- _Given exercise_: Please report every line from the material that contains the word "page".
..........
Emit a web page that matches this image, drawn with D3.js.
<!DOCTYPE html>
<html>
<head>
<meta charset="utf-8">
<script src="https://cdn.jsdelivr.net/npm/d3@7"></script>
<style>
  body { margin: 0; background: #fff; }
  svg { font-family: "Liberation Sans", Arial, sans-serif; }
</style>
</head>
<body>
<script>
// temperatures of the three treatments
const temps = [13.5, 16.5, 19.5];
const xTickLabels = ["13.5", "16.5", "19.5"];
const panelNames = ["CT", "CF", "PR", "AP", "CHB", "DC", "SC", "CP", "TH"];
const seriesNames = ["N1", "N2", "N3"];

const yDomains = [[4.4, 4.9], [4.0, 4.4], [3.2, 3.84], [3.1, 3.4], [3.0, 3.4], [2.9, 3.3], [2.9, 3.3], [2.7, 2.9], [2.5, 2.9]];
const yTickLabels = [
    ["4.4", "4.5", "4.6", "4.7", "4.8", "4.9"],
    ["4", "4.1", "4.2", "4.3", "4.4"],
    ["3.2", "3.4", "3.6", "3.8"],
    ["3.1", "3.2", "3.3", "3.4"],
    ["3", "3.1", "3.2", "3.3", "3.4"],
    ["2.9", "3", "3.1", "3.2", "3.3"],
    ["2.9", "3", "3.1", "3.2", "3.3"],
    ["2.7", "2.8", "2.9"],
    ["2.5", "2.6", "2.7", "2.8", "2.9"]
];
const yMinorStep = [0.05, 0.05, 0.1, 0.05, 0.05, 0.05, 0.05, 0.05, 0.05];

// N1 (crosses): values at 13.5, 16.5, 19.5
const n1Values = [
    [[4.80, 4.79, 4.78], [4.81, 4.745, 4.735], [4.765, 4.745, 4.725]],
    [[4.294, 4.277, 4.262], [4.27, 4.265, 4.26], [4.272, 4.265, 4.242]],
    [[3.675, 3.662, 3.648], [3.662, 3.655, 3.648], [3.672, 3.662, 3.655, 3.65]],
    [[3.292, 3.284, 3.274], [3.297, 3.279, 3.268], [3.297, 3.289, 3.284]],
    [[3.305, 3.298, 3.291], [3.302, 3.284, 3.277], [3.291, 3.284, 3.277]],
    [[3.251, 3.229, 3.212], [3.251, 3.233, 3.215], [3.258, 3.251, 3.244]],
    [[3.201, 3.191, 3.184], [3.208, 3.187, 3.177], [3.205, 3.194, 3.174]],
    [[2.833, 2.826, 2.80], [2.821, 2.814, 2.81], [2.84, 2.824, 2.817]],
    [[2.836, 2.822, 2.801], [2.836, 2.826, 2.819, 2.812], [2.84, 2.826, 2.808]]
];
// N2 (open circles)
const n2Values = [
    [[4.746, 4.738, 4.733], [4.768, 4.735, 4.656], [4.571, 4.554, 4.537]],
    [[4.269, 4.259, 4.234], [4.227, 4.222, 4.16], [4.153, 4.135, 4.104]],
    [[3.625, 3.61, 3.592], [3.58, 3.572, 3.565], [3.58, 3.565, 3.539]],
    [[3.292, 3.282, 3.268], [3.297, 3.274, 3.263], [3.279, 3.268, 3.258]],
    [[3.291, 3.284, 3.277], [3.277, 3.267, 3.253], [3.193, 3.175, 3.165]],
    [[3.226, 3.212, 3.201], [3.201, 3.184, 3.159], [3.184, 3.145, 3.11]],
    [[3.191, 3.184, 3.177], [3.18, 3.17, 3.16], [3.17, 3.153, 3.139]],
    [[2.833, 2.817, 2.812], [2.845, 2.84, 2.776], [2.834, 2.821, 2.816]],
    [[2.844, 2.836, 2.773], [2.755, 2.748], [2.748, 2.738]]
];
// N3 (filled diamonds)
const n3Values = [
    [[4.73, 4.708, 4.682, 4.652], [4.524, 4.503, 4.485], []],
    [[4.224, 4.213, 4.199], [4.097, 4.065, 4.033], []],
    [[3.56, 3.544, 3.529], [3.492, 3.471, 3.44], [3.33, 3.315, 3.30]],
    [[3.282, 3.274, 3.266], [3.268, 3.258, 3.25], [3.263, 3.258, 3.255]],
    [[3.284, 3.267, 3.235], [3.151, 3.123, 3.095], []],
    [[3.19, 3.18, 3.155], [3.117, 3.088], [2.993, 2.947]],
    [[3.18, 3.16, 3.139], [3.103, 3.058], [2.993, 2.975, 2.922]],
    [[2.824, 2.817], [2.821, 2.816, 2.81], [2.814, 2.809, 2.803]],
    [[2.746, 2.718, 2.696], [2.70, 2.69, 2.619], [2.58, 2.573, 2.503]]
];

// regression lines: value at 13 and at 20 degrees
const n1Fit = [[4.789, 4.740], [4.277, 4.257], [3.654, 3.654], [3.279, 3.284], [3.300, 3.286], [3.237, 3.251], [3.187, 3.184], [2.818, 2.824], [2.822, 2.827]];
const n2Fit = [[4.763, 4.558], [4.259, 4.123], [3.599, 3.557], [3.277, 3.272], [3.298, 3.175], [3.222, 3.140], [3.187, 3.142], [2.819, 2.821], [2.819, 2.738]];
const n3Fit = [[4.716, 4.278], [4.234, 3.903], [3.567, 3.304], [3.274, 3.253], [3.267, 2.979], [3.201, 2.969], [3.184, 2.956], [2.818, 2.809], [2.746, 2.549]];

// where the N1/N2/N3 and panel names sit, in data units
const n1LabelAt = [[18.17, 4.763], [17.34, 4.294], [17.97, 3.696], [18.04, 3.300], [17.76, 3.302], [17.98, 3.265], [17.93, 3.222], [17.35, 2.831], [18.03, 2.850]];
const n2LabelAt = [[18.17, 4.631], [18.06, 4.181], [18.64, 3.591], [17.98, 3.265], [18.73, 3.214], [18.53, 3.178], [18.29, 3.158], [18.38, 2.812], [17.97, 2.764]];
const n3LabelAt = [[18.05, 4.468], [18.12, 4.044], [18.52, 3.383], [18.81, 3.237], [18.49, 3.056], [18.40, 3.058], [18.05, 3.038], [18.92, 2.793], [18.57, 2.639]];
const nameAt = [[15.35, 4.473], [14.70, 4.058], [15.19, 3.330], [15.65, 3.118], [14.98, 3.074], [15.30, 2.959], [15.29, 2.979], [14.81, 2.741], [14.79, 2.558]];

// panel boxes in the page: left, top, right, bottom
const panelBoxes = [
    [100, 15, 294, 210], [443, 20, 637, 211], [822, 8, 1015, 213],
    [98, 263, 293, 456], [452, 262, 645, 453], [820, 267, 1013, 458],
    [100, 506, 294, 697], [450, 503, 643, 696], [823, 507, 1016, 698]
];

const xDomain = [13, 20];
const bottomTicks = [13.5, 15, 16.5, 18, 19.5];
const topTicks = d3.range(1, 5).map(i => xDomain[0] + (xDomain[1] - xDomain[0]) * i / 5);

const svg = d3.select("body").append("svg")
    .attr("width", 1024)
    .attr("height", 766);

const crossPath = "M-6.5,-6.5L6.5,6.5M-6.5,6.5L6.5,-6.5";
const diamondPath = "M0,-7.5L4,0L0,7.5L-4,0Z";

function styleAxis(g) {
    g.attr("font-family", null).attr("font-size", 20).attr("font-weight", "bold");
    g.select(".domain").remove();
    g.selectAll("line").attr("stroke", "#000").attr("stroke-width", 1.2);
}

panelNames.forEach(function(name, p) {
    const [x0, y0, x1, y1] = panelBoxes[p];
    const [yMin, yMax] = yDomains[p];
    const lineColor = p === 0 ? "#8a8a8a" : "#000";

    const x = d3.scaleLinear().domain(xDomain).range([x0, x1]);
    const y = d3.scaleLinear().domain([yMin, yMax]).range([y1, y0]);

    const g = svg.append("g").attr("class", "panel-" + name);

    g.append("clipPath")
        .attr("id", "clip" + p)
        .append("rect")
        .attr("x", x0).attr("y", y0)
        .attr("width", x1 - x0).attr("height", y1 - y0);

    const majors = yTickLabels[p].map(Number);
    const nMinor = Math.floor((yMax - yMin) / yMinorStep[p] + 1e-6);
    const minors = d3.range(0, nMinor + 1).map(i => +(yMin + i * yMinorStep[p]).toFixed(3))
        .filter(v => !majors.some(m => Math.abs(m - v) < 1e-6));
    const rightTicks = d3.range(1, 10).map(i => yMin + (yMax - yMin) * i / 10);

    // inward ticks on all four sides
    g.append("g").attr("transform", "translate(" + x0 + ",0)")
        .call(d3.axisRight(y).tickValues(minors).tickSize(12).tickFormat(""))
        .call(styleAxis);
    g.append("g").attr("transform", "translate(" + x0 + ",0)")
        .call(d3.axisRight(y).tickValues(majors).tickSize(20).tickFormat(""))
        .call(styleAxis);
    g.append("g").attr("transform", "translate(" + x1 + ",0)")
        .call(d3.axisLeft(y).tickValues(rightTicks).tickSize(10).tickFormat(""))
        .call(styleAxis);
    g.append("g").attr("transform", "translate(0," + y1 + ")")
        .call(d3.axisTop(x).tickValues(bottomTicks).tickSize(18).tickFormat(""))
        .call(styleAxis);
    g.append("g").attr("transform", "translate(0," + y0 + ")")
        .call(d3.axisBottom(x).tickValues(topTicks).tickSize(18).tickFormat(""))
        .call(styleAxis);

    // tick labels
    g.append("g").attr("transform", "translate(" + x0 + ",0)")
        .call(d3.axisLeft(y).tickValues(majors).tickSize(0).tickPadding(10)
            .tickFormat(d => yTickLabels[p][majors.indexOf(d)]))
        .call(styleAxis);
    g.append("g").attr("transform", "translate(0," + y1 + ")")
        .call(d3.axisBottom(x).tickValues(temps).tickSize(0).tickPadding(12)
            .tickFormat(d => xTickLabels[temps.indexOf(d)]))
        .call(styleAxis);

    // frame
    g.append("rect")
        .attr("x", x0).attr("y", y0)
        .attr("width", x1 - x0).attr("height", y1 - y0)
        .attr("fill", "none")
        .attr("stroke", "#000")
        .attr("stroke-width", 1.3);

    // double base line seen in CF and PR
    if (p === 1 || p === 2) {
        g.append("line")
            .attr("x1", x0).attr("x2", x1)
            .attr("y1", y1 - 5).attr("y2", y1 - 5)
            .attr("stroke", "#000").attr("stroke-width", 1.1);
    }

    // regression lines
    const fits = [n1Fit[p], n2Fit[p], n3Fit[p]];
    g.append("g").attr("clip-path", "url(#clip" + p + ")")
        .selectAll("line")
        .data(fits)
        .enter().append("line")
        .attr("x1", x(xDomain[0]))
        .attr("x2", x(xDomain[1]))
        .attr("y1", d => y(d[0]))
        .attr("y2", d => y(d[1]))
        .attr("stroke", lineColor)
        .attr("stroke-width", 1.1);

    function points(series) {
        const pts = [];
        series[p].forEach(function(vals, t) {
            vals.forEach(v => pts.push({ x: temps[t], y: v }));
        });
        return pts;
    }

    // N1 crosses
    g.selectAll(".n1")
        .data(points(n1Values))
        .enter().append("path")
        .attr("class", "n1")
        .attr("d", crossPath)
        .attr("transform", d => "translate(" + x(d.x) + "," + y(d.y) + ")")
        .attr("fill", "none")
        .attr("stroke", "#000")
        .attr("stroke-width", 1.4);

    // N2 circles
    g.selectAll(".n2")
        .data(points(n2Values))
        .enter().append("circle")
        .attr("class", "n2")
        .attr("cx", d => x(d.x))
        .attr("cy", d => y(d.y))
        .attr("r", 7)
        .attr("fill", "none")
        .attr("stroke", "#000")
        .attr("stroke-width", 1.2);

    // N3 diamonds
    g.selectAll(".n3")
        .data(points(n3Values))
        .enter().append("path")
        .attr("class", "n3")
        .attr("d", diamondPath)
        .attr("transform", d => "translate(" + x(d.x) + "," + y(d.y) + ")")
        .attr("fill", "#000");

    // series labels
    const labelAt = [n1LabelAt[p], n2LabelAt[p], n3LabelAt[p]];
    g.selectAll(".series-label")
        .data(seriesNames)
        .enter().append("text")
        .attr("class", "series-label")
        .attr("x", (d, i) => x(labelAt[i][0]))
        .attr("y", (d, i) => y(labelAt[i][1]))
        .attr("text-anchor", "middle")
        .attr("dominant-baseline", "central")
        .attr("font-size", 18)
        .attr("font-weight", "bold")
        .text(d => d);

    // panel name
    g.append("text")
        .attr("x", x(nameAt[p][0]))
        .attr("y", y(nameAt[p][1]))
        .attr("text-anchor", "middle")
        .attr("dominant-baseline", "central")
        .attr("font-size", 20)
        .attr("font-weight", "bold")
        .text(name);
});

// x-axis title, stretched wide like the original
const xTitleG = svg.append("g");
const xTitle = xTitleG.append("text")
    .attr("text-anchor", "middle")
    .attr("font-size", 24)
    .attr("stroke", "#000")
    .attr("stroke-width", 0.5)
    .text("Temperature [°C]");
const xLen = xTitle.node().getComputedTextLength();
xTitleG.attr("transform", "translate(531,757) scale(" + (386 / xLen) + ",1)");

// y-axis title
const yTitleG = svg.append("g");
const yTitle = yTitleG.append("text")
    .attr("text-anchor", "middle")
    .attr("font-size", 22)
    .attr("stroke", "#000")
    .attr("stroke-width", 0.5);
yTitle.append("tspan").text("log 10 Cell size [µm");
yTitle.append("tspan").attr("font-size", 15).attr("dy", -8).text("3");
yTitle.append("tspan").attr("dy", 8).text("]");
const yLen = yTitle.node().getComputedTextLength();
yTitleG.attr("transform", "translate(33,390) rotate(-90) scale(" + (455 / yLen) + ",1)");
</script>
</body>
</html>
..........
- _Completed exercise_:
Emit a web page that matches this image, drawn with D3.js.
// panel boxes in the page: left, top, right, bottom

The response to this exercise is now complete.